New research finds that older, non-white adults are more likely to live in areas with higher air pollution and near toxic disposal sites, among or environmental injustices, potentially underlying their cognitive health.

“A lot of money has been spent on understanding the genetics and pathological characterization of Alzheimer’s disease,” says P. Murali Doraiswamy, professor of psychiatry and behavioral sciences at Duke University School of Medicine, and senior author of the study published in the Journal of Alzheimer’s Disease Reports.

“But we still don’t have a good way to quantify the dozens of environmental risks for the disease and how they may interact together.”

The results add to a growing area of research exploring the connections between environmental factors and brain health, racial injustices, and aging, and suggests that looking at a patient’s address may be just as important for care providers to consider as listening to their heart or ordering a brain scan.

Location and Brain Health

Where someone lives can influence their brain health. Middle-aged women get a cognitive boost when residing in areas with more trees, flowers, parks, and other green spaces, whereas living in poorer neighborhoods with more polluted air elevates risks for and rates of Alzheimer’s disease.

These are piecemeal examples, though.

“An all-encompassing snapshot tying multiple environmental factors and resources available based on where someone lives to neurodegenerative disorders, like Alzheimer’s disease, has not been explored as well,” says first author Alisa Adhikari, a clinical research associate in the Doraiswamy lab.

The researchers recruited 107 participants aged 55 to 95 with mild cognitive impairment living in or around New York City or Durham, North Carolina to study the effectiveness of computerized cognitive training therapies, such as crossword puzzles and brain games, on slowing dementia progression over 78 weeks.

To get a fuller sense of how place, race, and the mind influence each other, coauthor Adaora Nwosu, a Duke medical student, pulled in data from the Center for Disease Control Environmental Justice Index (EJI).

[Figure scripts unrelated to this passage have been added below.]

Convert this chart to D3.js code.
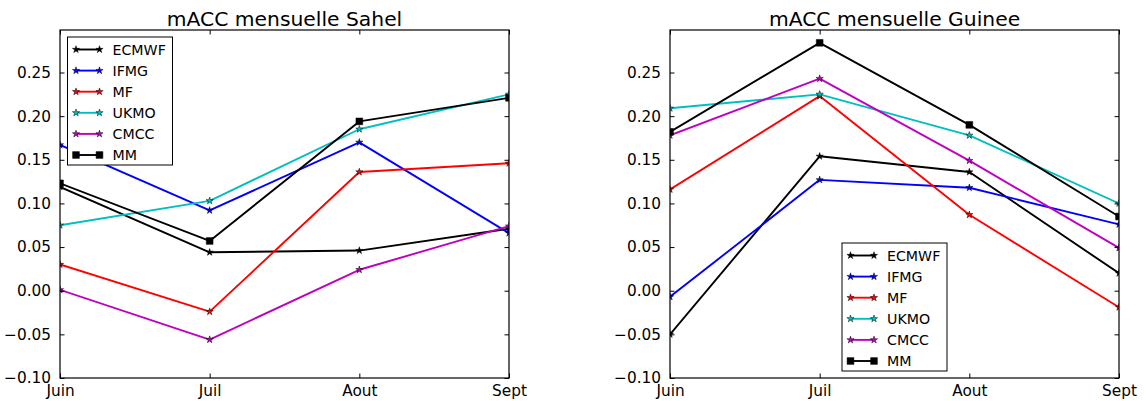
<!DOCTYPE html>
<html><head><meta charset="utf-8">
<script src="https://cdn.jsdelivr.net/npm/d3@7"></script>
<style>
body{margin:0;background:#fff}
svg{display:block}
text{font-family:"DejaVu Sans",sans-serif;fill:#000}
</style>
</head><body>
<svg id="c" width="1146" height="401"></svg>
<script>
// ---- data ----
const months = ["Juin", "Juil", "Aout", "Sept"];
const models = ["ECMWF", "IFMG", "MF", "UKMO", "CMCC", "MM"];
const colors = ["#000000", "#0000ff", "#ff0000", "#00bfbf", "#bf00bf", "#000000"];
const markerTypes = ["star", "star", "star", "star", "star", "square"];
const yTicks = [-0.10, -0.05, 0.00, 0.05, 0.10, 0.15, 0.20, 0.25];
const yDomain = [-0.10, 0.2987];

const sahelECMWF = [0.119, 0.044, 0.046, 0.071];
const sahelIFMG  = [0.167, 0.092, 0.170, 0.066];
const sahelMF    = [0.030, -0.024, 0.136, 0.146];
const sahelUKMO  = [0.075, 0.103, 0.185, 0.225];
const sahelCMCC  = [0.001, -0.056, 0.024, 0.074];
const sahelMM    = [0.123, 0.057, 0.194, 0.221];

const guineeECMWF = [-0.050, 0.154, 0.136, 0.020];
const guineeIFMG  = [-0.007, 0.127, 0.118, 0.076];
const guineeMF    = [0.116, 0.223, 0.087, -0.019];
const guineeUKMO  = [0.209, 0.225, 0.178, 0.100];
const guineeCMCC  = [0.178, 0.243, 0.149, 0.049];
const guineeMM    = [0.182, 0.284, 0.190, 0.085];

const sahel = [sahelECMWF, sahelIFMG, sahelMF, sahelUKMO, sahelCMCC, sahelMM];
const guinee = [guineeECMWF, guineeIFMG, guineeMF, guineeUKMO, guineeCMCC, guineeMM];

// ---- drawing ----
const svg = d3.select("#c");
const fmt = d3.format(".2f");
const starPath = d3.symbol().type(d3.symbolStar).size(16);
const sqPath = d3.symbol().type(d3.symbolSquare).size(46);

function marker(sel, type, color) {
  if (type === "square") {
    sel.append("path").attr("d", sqPath()).attr("fill", "#000").attr("stroke", "#000").attr("stroke-width", 0.5);
  } else {
    sel.append("path").attr("d", starPath()).attr("fill", color).attr("stroke", "#000").attr("stroke-width", 0.5);
  }
}

function panel(id, title, data, box, legendLoc) {
  const x = d3.scalePoint().domain(months).range([box.left, box.right]);
  const y = d3.scaleLinear().domain(yDomain).range([box.bottom, box.top]);
  const g = svg.append("g");

  g.append("clipPath").attr("id", "clip" + id).append("rect")
    .attr("x", box.left).attr("y", box.top)
    .attr("width", box.right - box.left).attr("height", box.bottom - box.top);

  const plot = g.append("g").attr("clip-path", `url(#clip${id})`);
  const line = d3.line().x((d, i) => x(months[i])).y(d => y(d));
  data.forEach((vals, k) => {
    plot.append("path").datum(vals).attr("d", line)
      .attr("fill", "none").attr("stroke", colors[k]).attr("stroke-width", 1.9)
      .attr("stroke-linejoin", "round");
    vals.forEach((v, i) => {
      const m = plot.append("g").attr("transform", `translate(${x(months[i])},${y(v)})`);
      marker(m, markerTypes[k], colors[k]);
    });
  });

  // axes (ticks inside, on all four sides)
  const tl = 4.5;
  const axL = d3.axisLeft(y).tickValues(yTicks).tickFormat(fmt).tickSizeInner(-tl).tickSizeOuter(0).tickPadding(tl + 4.5);
  const axR = d3.axisRight(y).tickValues(yTicks).tickFormat("").tickSizeInner(-tl).tickSizeOuter(0);
  const axB = d3.axisBottom(x).tickSizeInner(-tl).tickSizeOuter(0).tickPadding(tl + 2.5);
  const axT = d3.axisTop(x).tickFormat("").tickSizeInner(-tl).tickSizeOuter(0);

  const gl = g.append("g").attr("transform", `translate(${box.left},0)`).call(axL);
  const gr = g.append("g").attr("transform", `translate(${box.right},0)`).call(axR);
  const gb = g.append("g").attr("transform", `translate(0,${box.bottom})`).call(axB);
  const gt = g.append("g").attr("transform", `translate(0,${box.top})`).call(axT);
  [gl, gr, gb, gt].forEach(a => {
    a.select(".domain").remove();
    a.selectAll(".tick line").attr("stroke", "#000").attr("stroke-width", 1);
  });
  gl.selectAll(".tick text").attr("font-size", 15.3).attr("font-family", "DejaVu Sans").attr("fill", "#000");
  gb.selectAll(".tick text").attr("font-size", 15.3).attr("font-family", "DejaVu Sans").attr("fill", "#000").attr("dy", "0.72em");

  // frame
  g.append("rect").attr("x", box.left).attr("y", box.top)
    .attr("width", box.right - box.left).attr("height", box.bottom - box.top)
    .attr("fill", "none").attr("stroke", "#000").attr("stroke-width", 1.2);

  // title
  g.append("text").attr("x", (box.left + box.right) / 2).attr("y", box.top - 4.5)
    .attr("text-anchor", "middle").attr("font-size", 20.3).text(title);

  // legend
  const lw = 105, lh = 128;
  let lx, ly;
  if (legendLoc === "upper left") { lx = box.left + 7.5; ly = box.top + 7; }
  else { lx = (box.left + box.right) / 2 - lw / 2; ly = box.bottom - 7 - lh; }
  const lg = g.append("g").attr("transform", `translate(${lx},${ly})`);
  lg.append("rect").attr("x", 0).attr("y", 0).attr("width", lw).attr("height", lh)
    .attr("fill", "#fff").attr("stroke", "#000").attr("stroke-width", 1);
  models.forEach((name, k) => {
    const ry = 12.5 + k * 21.1;
    lg.append("line").attr("x1", 8.5).attr("x2", 32).attr("y1", ry).attr("y2", ry)
      .attr("stroke", colors[k]).attr("stroke-width", 1.9);
    [8.5, 32].forEach(px => {
      const m = lg.append("g").attr("transform", `translate(${px},${ry})`);
      marker(m, markerTypes[k], colors[k]);
    });
    lg.append("text").attr("x", 45).attr("y", ry).attr("dy", "0.36em")
      .attr("font-size", 14.2).text(name);
  });
}

panel("a", "mACC mensuelle Sahel", sahel, {left: 60, right: 509, top: 30, bottom: 378}, "upper left");
panel("b", "mACC mensuelle Guinee", guinee, {left: 670, right: 1119, top: 30, bottom: 378}, "lower center");
</script>
</body></html>
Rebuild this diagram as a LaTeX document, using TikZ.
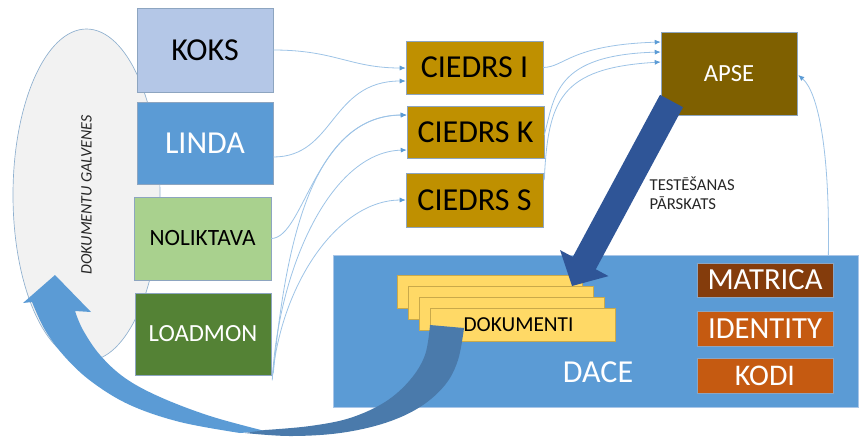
\documentclass[tikz,border=0pt]{standalone}
\usepackage{fontspec}
\setmainfont{Carlito}
\usetikzlibrary{arrows.meta,calc,shapes.geometric}
\definecolor{boxline}{HTML}{8DA5C0}
\definecolor{connline}{HTML}{9DC3E6}
\definecolor{connhead}{HTML}{5B9BD5}
\definecolor{elfill}{HTML}{F2F2F2}
\definecolor{elline}{HTML}{8FB0CF}
\definecolor{kokscol}{HTML}{B4C7E7}
\definecolor{lindacol}{HTML}{5B9BD5}
\definecolor{nolcol}{HTML}{A9D18E}
\definecolor{lmcol}{HTML}{548235}
\definecolor{ciedrscol}{HTML}{BF9000}
\definecolor{apsecol}{HTML}{7F6000}
\definecolor{matcol}{HTML}{843C0C}
\definecolor{idcol}{HTML}{C55A11}
\definecolor{dacecol}{HTML}{5B9BD5}
\definecolor{daceline}{HTML}{A9C6E8}
\definecolor{doccol}{HTML}{FFD966}
\definecolor{docline}{HTML}{C9A94A}
\definecolor{bigarrow}{HTML}{2F5597}
\definecolor{arrowlight}{HTML}{5B9BD5}
\definecolor{arrowdark}{HTML}{4A7AAB}
\definecolor{darktext}{HTML}{262626}
\begin{document}
\begin{tikzpicture}[x=0.75pt,y=-0.75pt,
  box/.style={draw=boxline, line width=0.4pt, inner sep=0pt, align=center},
  conn/.style={draw=connline, line width=0.6pt, -{Latex[length=4.5pt,width=3.8pt,color=connhead]}},
  docbox/.style={draw=docline, line width=0.4pt, fill=doccol, minimum width=138.75pt, minimum height=24.75pt, inner sep=0pt},
  fz/.style={font=\fontsize{#1}{#1}\selectfont}
]
\useasboundingbox (0,0) rectangle (859,440);

% ellipse
\node[ellipse, rotate=90, draw=elline, line width=0.5pt, fill=elfill, minimum width=249pt, minimum height=110.25pt, inner sep=0pt, text=darktext, font=\itshape\fontsize{12}{14}\selectfont] (gal) at (86.5,195) {DOKUMENTU GALVENES};

% curved arrow, light face
\fill[arrowlight] plot[smooth, tension=0.6] coordinates {(265,431) (210,416) (160,397) (125,378) (100,355) (83,330) (75,311)} -- (91,312) -- (55,275) -- (23,303) -- plot[smooth, tension=0.6] coordinates {(32,302) (45,330) (65,357) (92,382) (130,405) (180,422) (240,433)} -- cycle;

% left boxes
\node[box, fill=kokscol, text=black, fz=24, minimum width=102pt, minimum height=63pt] (koks) at (205,50) {KOKS};
\node[box, fill=lindacol, text=white, fz=24, minimum width=102pt, minimum height=61.5pt] (linda) at (205,143) {LINDA};
\node[box, fill=nolcol, text=black, fz=17.5, minimum width=102.75pt, minimum height=62.25pt] (nol) at (202.5,238.5) {NOLIKTAVA};
\node[box, fill=lmcol, text=white, fz=18.5, minimum width=102pt, minimum height=61.5pt] (lm) at (203,334) {LOADMON};

% ciedrs
\node[box, fill=ciedrscol, text=black, fz=24, minimum width=102.75pt, minimum height=39.75pt] (ci) at (474.5,67.5) {CIEDRS I};
\node[box, fill=ciedrscol, text=black, fz=24, minimum width=102.75pt, minimum height=39pt] (ck) at (475.5,132) {CIEDRS K};
\node[box, fill=ciedrscol, text=black, fz=24, minimum width=102.75pt, minimum height=40.5pt] (cs) at (474.5,200) {CIEDRS S};

% apse
\node[box, fill=apsecol, text=white, fz=18.5, minimum width=102pt, minimum height=62.25pt] (apse) at (729,73.5) {APSE};

% connectors
\draw[conn] (koks.east) .. controls (335,50) and (350,68) .. ($(ci.west)+(0,0.5)$);
\draw[conn] ($(linda.east)+(0,14)$) .. controls (335,157) and (330,81) .. ($(ci.west)+(0,13.5)$);
\draw[conn] (nol.east) .. controls (305,238) and (315,115) .. ($(ck.west)+(0,-17)$);
\draw[conn] ($(lm.south east)+(2,-2)$) .. controls (285,250) and (310,116) .. ($(ck.west)+(0,-17)$);
\draw[conn] ($(lm.south east)+(1,5)$) .. controls (278,270) and (330,152) .. ($(ck.west)+(0,18)$);
\draw[conn] ($(lm.south east)+(1,2)$) .. controls (282,280) and (340,200) .. (cs.west);
\draw[conn] (ci.east) .. controls (565,67) and (570,45) .. ($(apse.west)+(0,-31.5)$);
\draw[conn] ($(ck.east)+(0,3)$) .. controls (555,95) and (555,55) .. ($(apse.west)+(0,-21.5)$);
\draw[conn] ($(cs.east)+(1,-20)$) .. controls (548,100) and (560,68) .. ($(apse.west)+(0,-11.5)$);

% DACE
\node[draw=daceline, line width=0.5pt, fill=dacecol, minimum width=393.75pt, minimum height=114pt, inner sep=0pt] (dace) at (595.5,331.5) {};
\node[text=white, fz=24] (dacelabel) at (598,372) {DACE};
\draw[conn] ($(dace.north east)+(-30,0)$) .. controls (830,150) and (818,92) .. ($(apse.east)+(1,1.5)$);

% documents
\node[docbox] (d1) at (489.5,291.5) {};
\node[docbox] (d2) at (500.5,302.5) {};
\node[docbox] (d3) at (511.5,313.5) {};
\node[docbox, text=black, fz=16] (d4) at (522.5,325) {\hspace*{-6pt}DOKUMENTI};

% right boxes
\node[box, fill=matcol, text=white, fz=23, minimum width=102pt, minimum height=25.5pt] (mat) at (765,280) {MATRICA};
\node[box, fill=idcol, text=white, fz=23, minimum width=102pt, minimum height=26.25pt] (ident) at (765,328.5) {IDENTITY};
\node[box, fill=idcol, text=white, fz=22.5, minimum width=102pt, minimum height=26.25pt] (kodi) at (765,375.5) {KODI};

% curved arrow, dark face
\fill[arrowdark] (430,325) -- plot[smooth, tension=0.6] coordinates {(464,328) (458,360) (445,385) (420,407) (385,423) (340,433) (290,436) (245,433)} -- plot[smooth, tension=0.6] coordinates {(265,430) (310,426) (350,418) (385,402) (410,380) (425,355) (430,325)} -- cycle;

% big testing arrow
\fill[bigarrow] (660.0,94.8) -- (683.0,107.2) -- (595.8,269.3) -- (608.5,276.1) -- (572.0,286.0) -- (560.1,250.1) -- (572.8,256.9) -- cycle;
\node[anchor=west, align=left, text=darktext, font=\fontsize{12.5}{14.25}\selectfont] (test) at (645,193.5) {TESTĒŠANAS\\PĀRSKATS};
\end{tikzpicture}
\end{document}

The EJI provides census-tract specific information about 36 environmental and social burden indicators such as neighborhood walkability and access to green spaces, diesel exhaust, air, water, and noise pollution levels, as well as the likelihood of living in older homes with greater exposure to lead or asbestos.

Non-white participants, mainly Black enrollees, were found to face higher environmental burdens.

“Minorities had greater exposure to ozone, diesel, particulate matter, carcinogenic air toxins, lack of recreation of parks, and proximity to toxic disposal sites,” Adhikari says, which she says explains, in part, the higher environmental burden scores.